PixelFace+: Towards Controllable Face Generation and Manipulation with Text Descriptions and Segmentation Masks
Xiaoxiong Du,Jun Peng,Yiyi Zhou,Jinlu Zhang,Siting Chen,Guannan Jiang,Xiaoshuai Sun,Rongrong Ji
DOI: https://doi.org/10.1145/3581783.3612067
2023-01-01
Abstract:Synthesizing vivid human portraits is a research hot spot in image generation with a wide scope of applications. In addition to fidelity, generation controllability is another key factor that has long plagued its development. To address this issue, existing solutions usually adopt either textual or visual conditions for the target face synthesis, e.g., descriptions or segmentation masks, which still cannot fully control the generation due to the intrinsic shortages of each condition. In this paper, we propose to make use of both types of prior information to facilitate controllable face generation. In particular, we hope to produce coarse-grained information about faces based on the segmentation masks, such as face shapes and poses, and the text description is used to render detailed face attributes, e.g., face color, makeup and gender. More importantly, we hope that the generation can be easily controlled via interactively editing both types of information, making face generation more applicable to real-world applications. To accomplish this target, we propose a novel face generation model termed PixelFace+. In PixelFace+, both the text and mask are encoded as pixel-wise priors, based on which the pixel synthesis process is conducted to produce the expected portraits.

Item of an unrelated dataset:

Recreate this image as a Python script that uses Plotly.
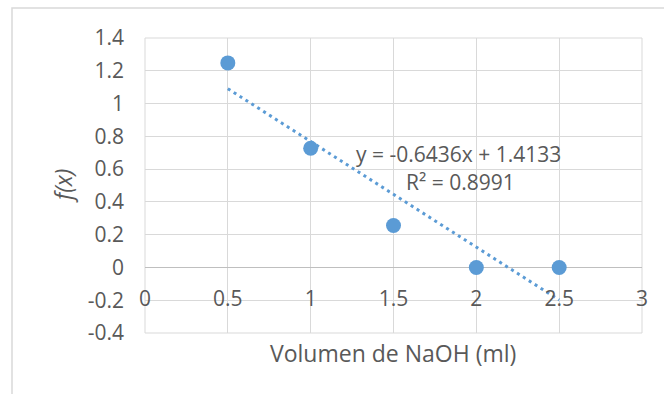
import numpy as np
import plotly.graph_objects as go

# Data
x_vals = [0.5, 1.0, 1.5, 2.0, 2.5]
y_vals = [1.248, 0.727, 0.256, 0.0, 0.0]
x_ticks = [0, 0.5, 1, 1.5, 2, 2.5, 3]
x_tick_text = ["0", "0.5", "1", "1.5", "2", "2.5", "3"]
y_ticks = [-0.4, -0.2, 0, 0.2, 0.4, 0.6, 0.8, 1, 1.2, 1.4]
y_tick_text = ["-0.4", "-0.2", "0", "0.2", "0.4", "0.6", "0.8", "1", "1.2", "1.4"]
eq_text = "y = -0.6436x + 1.4133"
r2_text = "R² = 0.8991"
x_title = "Volumen de NaOH (ml)"
y_title = "<i>f(x)</i>"

# Linear trendline
slope, intercept = np.polyfit(x_vals, y_vals, 1)
tx = np.array([min(x_vals), max(x_vals)])
ty = slope * tx + intercept

BLUE = "#5B9BD5"
GRID = "#D9D9D9"
TXT = "#595959"
FONT = "Open Sans"

W, H = 664, 394
ML, MR, MT, MB = 145, 22, 38, 61
pw, ph = W - ML - MR, H - MT - MB

def px_x(p):
    return (p - ML) / pw

def px_y(p):
    return 1 - (p - MT) / ph

fig = go.Figure()
fig.add_trace(go.Scatter(x=tx, y=ty, mode="lines",
                         line=dict(color=BLUE, width=3, dash="3px,4px"),
                         hoverinfo="skip", showlegend=False))
fig.add_trace(go.Scatter(x=x_vals, y=y_vals, mode="markers",
                         marker=dict(color=BLUE, size=15),
                         showlegend=False))

ymin, ymax = -0.4, 1.4
zero_pos = (0 - ymin) / (ymax - ymin)

fig.update_layout(
    width=W, height=H,
    margin=dict(l=ML, r=MR, t=MT, b=MB),
    paper_bgcolor="white", plot_bgcolor="white",
    font=dict(family=FONT, color=TXT, size=21),
    xaxis=dict(range=[0, 3], tickvals=x_ticks, ticktext=x_tick_text,
               showgrid=True, gridcolor=GRID, gridwidth=1,
               zeroline=False, showline=False, ticks="",
               anchor="free", position=zero_pos,
               ticklabelstandoff=17,
               tickfont=dict(size=21, color=TXT)),
    yaxis=dict(range=[ymin, ymax], tickvals=y_ticks, ticktext=y_tick_text,
               showgrid=True, gridcolor=GRID, gridwidth=1,
               zeroline=True, zerolinecolor="#BFBFBF", zerolinewidth=1,
               showline=False, ticks="", ticklabelstandoff=20,
               tickfont=dict(size=21, color=TXT)),
    shapes=[
        dict(type="rect", xref="paper", yref="paper",
             x0=px_x(12), x1=px_x(W + 10), y0=px_y(H + 10), y1=px_y(8),
             line=dict(color=GRID, width=1.5), fillcolor="rgba(0,0,0,0)",
             layer="below"),
        dict(type="rect", xref="paper", yref="paper", x0=0, x1=1, y0=0, y1=1,
             line=dict(color=GRID, width=1), fillcolor="rgba(0,0,0,0)",
             layer="below"),
    ],
    annotations=[
        dict(text=eq_text, x=px_x(458), y=px_y(154), xref="paper", yref="paper",
             showarrow=False, xanchor="center", yanchor="middle",
             font=dict(size=21, color=TXT, family=FONT)),
        dict(text=r2_text, x=px_x(460), y=px_y(182), xref="paper", yref="paper",
             showarrow=False, xanchor="center", yanchor="middle",
             font=dict(size=21, color=TXT, family=FONT)),
        dict(text=x_title, x=px_x(393), y=px_y(353), xref="paper", yref="paper",
             showarrow=False, xanchor="center", yanchor="middle",
             font=dict(size=23, color=TXT, family=FONT)),
        dict(text=y_title, x=px_x(63), y=px_y(186), xref="paper", yref="paper",
             showarrow=False, xanchor="center", yanchor="middle", textangle=-90,
             font=dict(size=23, color=TXT, family=FONT)),
    ],
)

fig.write_html("out.html")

Meanwhile, the loss objectives are also carefully designed to make sure that the generated faces are semantically aligned with both text and mask inputs. To validate the proposed PixelFace+, we conducted a comprehensive set of experiments on the widely recognized benchmark called MMCelebA. We not only quantitatively compare PixelFace+ with a bunch of newly proposed Text-to-Face(T2F) generation methods, but also give plenty of qualitative analyses. The experimental results demonstrate that PixelFace+ not only outperforms existing generation methods in both image quality and conditional matching but also shows a much superior controllability of face generation. More importantly, PixelFace+ presents a convenient and interactive way of face generation and manipulation via editing the text and mask inputs. Our SOURCE CODE and DEMO are given in our supplementary materials.